The aforementioned garden inspired me to start my own small garden when we first purchased our home several years, but I quickly encountered two big problems: 1. lack of sun and 2. lack of time. I couldn’t do much about the lack of sun in our backyard given several large trees (I like the shade) but I could motivate myself to work harder on the garden. So, I tried to weed and nurture our small suburban garden, but I just didn’t have the passion and feel needed to make it flourish. So, now several years later we’re left with a few patio planters (in terra cotta) filled with lush basil and parsley (hey, I can make plenty of pesto).
I bring up my own garden malfunction story to prove a point. Namely, even with a good background and the know-how to garden there were still a few key elements missing that prevented me from growing high quality vegetables and herbs. That is to say, there are basic intangibles that allow high achievers to win the US Open or climb the corporate to CEO, for example, or even complete a large home improvement project or start and maintain a thriving garden that I didn’t possess when I started my garden.

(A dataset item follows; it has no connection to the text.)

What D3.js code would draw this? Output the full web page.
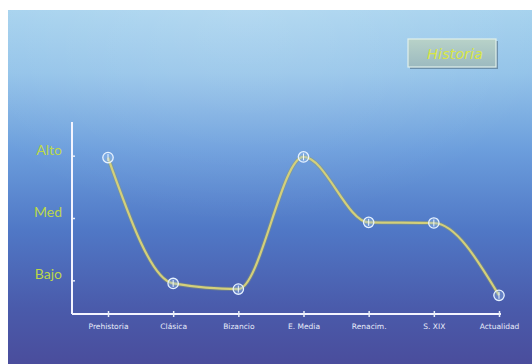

Here are four intangible personality traits needed for general success in life (not necessarily to grow a great garden!):
1. Passion. You know what I’m talking about here; passion is the fuel that drives any big dream or desire to get stuff done. Passion pushes people to work countless hours on a crazy garage-bred idea or quite their job and move half way around the world to travel and explore the world.
2. Shortsightedness. Any time someone achieves something extraordinary something else in their life, inevitably, takes a back seat. If you’re practicing to win the US Open, then it’s going to be tough to maintain a romantic relationship, travel for pleasure, or read a few great novels (do you think Roger Federer is a well rounded person?). Anything worth achieving requires a ton of time and certain things will take a back seat in life when time is at a premium.
3. Stubbornness. My parents would never allow their garden to die or produce mediocre results. In many ways, my parent’s greatest strength is their perseverance and willingness to push through life (even if the path is uphill and windy). This is a typical recent immigrant characteristic and tough to teach.
4. Feel. You can instruct someone to swing a tennis racquet, but you’ll quickly get a sense if that person has a “feel” for the racquet and how to, generally, hit a tennis ball. You’ll notice how their body moves and bends to greet the tennis ball and the explosion of arm and back muscles to propel the ball forward. You’ll also notice how the person reacts after they hit the ball; namely, how they land ready to swing again and quickly sprint left or right to chase down the next spinning tennis ball. This, in a crudely described manner, is having feel. Apply the description to business, cooking, parenting, sport, etc., if you don’t have it you’ll probably never be able to excel, at the highest level, at a particular task or goal.